«Se la Lega cederà al populismo penale del M5S passeremo all’astensione dalle udienze», avverte l’avvocato Gian Domenico Caiazza. Nemmeno dieci giorni da quando è stato eletto nuovo presidente dell’Unione delle camere penali e già si trova a dover dichiarare lo stato di agitazione degli avvocati penalisti italiani contro l’emendamento al dl anticorruzione presentato dal M5S in Commissione giustizia della Camera che ferma i tempi di prescrizione dopo il primo grado di giudizio, qualunque sia la sentenza.

Il M5S cavalca la vulgata comune che vede la prescrizione come uno strumento nelle mani degli avvocati per far estinguere i processi, una via di fuga dalla certezza della pena. Come risponde a chi crede davvero sia così?
Che è una falsificazione della realtà: l’istituto della prescrizione è di fondamentale garanzia dei diritti della persona. Il diritto di ciascuno a non essere oggetto di un processo penale sine die, con una fine rimessa all’inquirente o al giudice. Si tratta di un’esigenza elementare. Non l’abbiamo inventata noi, esiste in tutti gli ordinamenti democratici, anche se gli altri Paesi europei non hanno il nostro problema della lentezza della giustizia. Si può discutere della sufficienza del tempo a disposizione dello Stato per verificare l’accusa a carico di un cittadino, ma l’idea di eliminare la prescrizione è una barbarie. Palesemente incostituzionale, peraltro, destinata a non sopravvivere al primo passaggio davanti alla Consulta.

Quanti procedimenti si estinguono per prescrizione?
Non ho questo dato recente, però le ricordo il dato ufficiale fornito dal Ministero di Giustizia secondo il quale più del 70% delle prescrizioni maturano nella fase delle indagini preliminari. Significa che i fascicoli rimangono nelle mani del pubblico ministero o, terminate le indagini, in attesa della prima udienza, per periodi talmente lunghi che consumano per il 70% dei casi tutta la prescrizione. E per il resto, come è facile intuire, consumano la gran parte del tempo.

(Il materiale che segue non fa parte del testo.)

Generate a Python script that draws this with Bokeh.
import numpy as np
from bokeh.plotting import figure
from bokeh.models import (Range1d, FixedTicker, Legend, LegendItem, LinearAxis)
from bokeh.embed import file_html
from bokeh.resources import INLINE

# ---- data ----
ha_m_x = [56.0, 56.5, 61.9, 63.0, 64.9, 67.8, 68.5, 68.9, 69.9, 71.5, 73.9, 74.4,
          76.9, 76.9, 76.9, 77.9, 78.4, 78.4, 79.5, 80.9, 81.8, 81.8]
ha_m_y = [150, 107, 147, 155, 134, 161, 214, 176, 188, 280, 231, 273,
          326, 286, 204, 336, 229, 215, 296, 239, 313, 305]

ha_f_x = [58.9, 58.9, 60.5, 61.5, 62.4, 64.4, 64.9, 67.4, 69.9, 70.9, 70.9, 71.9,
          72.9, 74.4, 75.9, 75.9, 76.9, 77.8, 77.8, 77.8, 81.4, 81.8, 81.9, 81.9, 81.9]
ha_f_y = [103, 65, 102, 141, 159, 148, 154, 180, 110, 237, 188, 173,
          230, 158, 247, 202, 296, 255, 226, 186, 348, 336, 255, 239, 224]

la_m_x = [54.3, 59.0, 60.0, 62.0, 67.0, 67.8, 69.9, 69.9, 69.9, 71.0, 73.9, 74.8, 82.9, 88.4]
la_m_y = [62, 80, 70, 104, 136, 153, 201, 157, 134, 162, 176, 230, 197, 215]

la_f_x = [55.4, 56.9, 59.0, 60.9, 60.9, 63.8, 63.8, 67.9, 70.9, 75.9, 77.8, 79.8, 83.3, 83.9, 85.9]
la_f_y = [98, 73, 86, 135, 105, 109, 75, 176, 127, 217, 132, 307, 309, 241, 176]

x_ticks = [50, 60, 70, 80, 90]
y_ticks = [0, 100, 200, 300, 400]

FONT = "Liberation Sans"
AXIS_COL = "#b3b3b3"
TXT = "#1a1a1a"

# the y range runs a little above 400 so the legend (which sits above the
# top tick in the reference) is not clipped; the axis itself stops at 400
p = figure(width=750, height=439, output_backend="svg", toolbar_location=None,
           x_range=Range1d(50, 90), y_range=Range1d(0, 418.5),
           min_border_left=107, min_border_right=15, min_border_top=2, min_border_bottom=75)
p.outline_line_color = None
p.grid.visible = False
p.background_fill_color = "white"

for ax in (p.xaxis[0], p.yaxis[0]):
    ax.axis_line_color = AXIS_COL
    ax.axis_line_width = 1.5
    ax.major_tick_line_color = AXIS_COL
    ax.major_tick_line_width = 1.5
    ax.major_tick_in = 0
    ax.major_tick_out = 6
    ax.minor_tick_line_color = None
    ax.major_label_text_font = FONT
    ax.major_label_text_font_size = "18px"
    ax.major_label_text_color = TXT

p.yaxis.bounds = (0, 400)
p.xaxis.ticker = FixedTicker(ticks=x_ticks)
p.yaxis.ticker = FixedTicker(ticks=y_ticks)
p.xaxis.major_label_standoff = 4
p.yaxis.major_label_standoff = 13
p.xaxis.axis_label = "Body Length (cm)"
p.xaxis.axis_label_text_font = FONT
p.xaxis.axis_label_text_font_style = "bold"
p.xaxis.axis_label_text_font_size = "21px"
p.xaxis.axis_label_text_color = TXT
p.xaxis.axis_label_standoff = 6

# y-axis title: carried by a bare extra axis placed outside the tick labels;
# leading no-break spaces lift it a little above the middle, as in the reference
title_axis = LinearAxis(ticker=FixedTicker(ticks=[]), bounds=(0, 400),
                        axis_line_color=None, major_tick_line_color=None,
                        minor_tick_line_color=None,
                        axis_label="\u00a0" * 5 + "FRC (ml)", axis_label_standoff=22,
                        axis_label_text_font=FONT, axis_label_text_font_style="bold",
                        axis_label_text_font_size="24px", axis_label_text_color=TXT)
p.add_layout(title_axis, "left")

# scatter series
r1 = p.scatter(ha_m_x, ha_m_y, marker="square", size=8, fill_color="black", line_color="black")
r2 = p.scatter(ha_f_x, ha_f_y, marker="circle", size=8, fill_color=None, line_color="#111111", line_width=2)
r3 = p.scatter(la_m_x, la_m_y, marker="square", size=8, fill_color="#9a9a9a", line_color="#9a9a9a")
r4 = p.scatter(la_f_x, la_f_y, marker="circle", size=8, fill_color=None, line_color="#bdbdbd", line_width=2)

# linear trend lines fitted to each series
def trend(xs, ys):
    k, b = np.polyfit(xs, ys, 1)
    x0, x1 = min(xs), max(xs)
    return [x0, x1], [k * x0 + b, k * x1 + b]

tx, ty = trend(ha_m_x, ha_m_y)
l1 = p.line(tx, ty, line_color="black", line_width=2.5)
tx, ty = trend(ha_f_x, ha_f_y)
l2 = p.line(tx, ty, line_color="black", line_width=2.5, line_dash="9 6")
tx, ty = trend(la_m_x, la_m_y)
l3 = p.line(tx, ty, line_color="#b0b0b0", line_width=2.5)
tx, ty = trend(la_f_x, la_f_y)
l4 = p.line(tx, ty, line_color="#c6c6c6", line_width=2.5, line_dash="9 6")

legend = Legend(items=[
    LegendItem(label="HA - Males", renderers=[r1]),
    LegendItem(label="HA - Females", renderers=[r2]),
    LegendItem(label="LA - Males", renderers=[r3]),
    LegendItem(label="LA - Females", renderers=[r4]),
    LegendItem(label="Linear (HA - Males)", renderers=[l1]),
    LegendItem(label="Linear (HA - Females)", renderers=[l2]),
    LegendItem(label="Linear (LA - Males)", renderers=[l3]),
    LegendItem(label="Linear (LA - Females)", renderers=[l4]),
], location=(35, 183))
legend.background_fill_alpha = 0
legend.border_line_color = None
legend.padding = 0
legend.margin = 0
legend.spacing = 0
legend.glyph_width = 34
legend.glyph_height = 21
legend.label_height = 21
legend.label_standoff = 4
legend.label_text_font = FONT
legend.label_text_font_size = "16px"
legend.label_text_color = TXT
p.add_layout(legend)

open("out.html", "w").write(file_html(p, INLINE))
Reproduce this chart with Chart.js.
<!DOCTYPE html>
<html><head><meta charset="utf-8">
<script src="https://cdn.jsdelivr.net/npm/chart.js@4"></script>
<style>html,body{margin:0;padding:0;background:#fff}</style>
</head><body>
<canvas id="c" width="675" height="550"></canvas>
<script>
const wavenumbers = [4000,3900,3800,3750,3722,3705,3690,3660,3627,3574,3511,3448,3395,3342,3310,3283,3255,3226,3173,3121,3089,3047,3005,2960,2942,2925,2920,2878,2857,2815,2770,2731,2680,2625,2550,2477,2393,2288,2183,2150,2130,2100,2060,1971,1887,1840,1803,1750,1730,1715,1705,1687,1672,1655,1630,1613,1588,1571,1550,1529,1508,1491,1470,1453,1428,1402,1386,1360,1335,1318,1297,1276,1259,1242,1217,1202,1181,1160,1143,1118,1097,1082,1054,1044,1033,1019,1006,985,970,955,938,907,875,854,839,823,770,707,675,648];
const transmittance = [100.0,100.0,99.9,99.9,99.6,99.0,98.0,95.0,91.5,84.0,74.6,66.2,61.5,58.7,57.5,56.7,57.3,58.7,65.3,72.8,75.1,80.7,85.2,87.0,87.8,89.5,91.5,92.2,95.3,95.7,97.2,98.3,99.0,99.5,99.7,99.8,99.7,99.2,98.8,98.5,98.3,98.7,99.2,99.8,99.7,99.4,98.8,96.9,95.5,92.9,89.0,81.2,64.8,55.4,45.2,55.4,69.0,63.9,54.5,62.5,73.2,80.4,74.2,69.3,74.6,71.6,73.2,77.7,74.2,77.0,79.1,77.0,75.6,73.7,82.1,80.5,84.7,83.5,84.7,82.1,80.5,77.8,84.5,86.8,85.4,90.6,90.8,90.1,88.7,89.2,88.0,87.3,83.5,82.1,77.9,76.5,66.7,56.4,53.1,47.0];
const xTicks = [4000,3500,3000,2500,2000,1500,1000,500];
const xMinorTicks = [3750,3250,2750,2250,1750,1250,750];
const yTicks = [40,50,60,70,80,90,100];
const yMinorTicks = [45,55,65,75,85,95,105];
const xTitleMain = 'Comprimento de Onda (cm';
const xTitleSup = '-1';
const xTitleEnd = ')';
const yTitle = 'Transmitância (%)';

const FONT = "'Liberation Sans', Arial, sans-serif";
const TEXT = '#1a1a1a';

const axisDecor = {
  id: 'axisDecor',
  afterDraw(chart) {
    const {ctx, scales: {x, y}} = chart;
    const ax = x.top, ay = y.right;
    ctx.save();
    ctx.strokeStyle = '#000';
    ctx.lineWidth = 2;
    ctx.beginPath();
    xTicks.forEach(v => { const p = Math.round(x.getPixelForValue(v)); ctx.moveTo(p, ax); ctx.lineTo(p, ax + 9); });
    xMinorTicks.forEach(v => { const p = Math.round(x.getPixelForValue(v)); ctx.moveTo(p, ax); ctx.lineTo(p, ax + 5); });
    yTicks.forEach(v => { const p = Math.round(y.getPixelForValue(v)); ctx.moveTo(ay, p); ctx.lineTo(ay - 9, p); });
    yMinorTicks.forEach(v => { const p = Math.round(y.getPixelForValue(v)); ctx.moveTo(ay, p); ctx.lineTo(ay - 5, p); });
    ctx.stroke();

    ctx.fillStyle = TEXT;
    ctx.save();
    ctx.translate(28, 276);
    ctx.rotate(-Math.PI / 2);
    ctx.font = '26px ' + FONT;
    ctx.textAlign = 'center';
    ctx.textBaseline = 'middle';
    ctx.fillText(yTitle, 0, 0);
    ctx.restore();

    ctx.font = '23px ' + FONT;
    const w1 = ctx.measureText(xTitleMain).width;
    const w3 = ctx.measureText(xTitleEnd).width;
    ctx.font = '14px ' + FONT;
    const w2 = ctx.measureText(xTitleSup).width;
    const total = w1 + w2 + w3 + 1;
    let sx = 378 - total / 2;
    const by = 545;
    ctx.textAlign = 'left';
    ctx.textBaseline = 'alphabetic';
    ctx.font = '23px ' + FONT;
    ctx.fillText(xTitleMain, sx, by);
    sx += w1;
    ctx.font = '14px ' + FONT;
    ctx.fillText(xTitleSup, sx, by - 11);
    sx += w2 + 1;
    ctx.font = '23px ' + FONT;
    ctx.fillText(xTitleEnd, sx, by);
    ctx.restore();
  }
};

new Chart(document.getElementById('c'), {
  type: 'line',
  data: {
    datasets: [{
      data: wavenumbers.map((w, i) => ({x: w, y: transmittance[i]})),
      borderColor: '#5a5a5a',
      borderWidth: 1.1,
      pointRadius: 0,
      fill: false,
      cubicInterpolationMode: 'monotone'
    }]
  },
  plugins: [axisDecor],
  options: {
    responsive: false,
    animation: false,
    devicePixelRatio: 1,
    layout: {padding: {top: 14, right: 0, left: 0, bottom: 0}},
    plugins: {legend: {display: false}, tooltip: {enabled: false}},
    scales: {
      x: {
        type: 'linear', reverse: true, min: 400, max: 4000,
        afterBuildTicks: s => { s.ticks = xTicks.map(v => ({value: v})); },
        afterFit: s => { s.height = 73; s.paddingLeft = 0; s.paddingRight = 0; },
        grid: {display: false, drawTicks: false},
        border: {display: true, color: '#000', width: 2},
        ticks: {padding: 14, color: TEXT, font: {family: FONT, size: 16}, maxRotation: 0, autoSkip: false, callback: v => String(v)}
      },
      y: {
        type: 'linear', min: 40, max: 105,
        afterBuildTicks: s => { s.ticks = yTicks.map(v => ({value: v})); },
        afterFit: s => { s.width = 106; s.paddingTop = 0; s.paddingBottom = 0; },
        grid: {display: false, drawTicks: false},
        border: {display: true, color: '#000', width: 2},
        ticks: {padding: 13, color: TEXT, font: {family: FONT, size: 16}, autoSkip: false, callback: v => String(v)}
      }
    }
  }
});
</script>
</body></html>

Dunque, la norma così scritta non avrebbe alcuna efficacia sul 70% delle prescrizioni?
Questo emendamento nemmeno lo considera questo profilo. E non considera che molto si deve all’inerzia – dovuta a mille ragioni – del pm .

Le conseguenze?
Sono abnormi: non solo sotto il profilo del diritto ma anche tecnico. Imbarazzanti. Secondo la norma presentata in Commissione giustizia i tempi per la prescrizione si fermano con la sentenza di primo grado senza distinzione tra condanna e assoluzione. In entrambi i casi, l’appello – a cui ricorre chi è stato condannato, oppure il pm, in caso di assoluzione dell’imputato – potrà svolgersi senza alcun limite di tempo. Anche decenni dopo.

Perciò si viola l’articolo 111 della Costituzione e si allontana ancora di più la certezza della pena. È così?
Sì, mettere mano alla prescrizione più di quanto abbia già fatto la riforma Orlando (del 2015, che congela per 18 mesi al massimo la prescrizione dopo la condanna, di primo o secondo grado che sia, ndr) ottiene il risultato opposto di quello che si va sbandierando. Chi è competente in materia sa perfettamente che i ruoli delle udienze, ossia quanti processi vengono celebrati nella giornata, sono compilati ragionando sulla prescrizione dei reati. Se non ci fosse più questo limite di tempo, non ci sarebbe alcun motivo per fissare anche 35 udienze in un giorno e si potrebbe rinviare il processo sine die. Dunque non solo si verrebbe meno al principio della ragionevole durata del processo, ma non si avrebbe alcuna certezza della pena. Pensi alle parti offese di un processo che non si prescrive: se già adesso aspettano dieci anni per una sentenza, quanti ne dovranno aspettare dopo?

Cosicché le aule di giustizia si intaseranno perfino più di quanto non lo siano già…
Certo. Il problema è che invece di intervenire sui tempi delle indagini si vuole intervenire sui tempi del processo.

Qual è la causa della durata irragionevole dei processi?
Ci sono troppi processi, troppi reati: abbiamo un numero di ipotesi di reato sconsiderato, tanti illeciti potrebbero essere puniti amministrativamente e non penalmente, tipo i reati bagatellari. E c’è il grande tema dell’obbligatorietà dell’azione penale, che va affrontato con coraggio, perché fissare un principio di eguaglianza dell’azione penale aveva un senso subito dopo la caduta del fascismo. Oggi però questo vincolo è solo apparente – in realtà l’azione è totalmente arbitraria – ed è una delle cause della paralisi del processo. Intervenire sulla prescrizione dei reati significa intervenire sul sintomo, non sulla causa.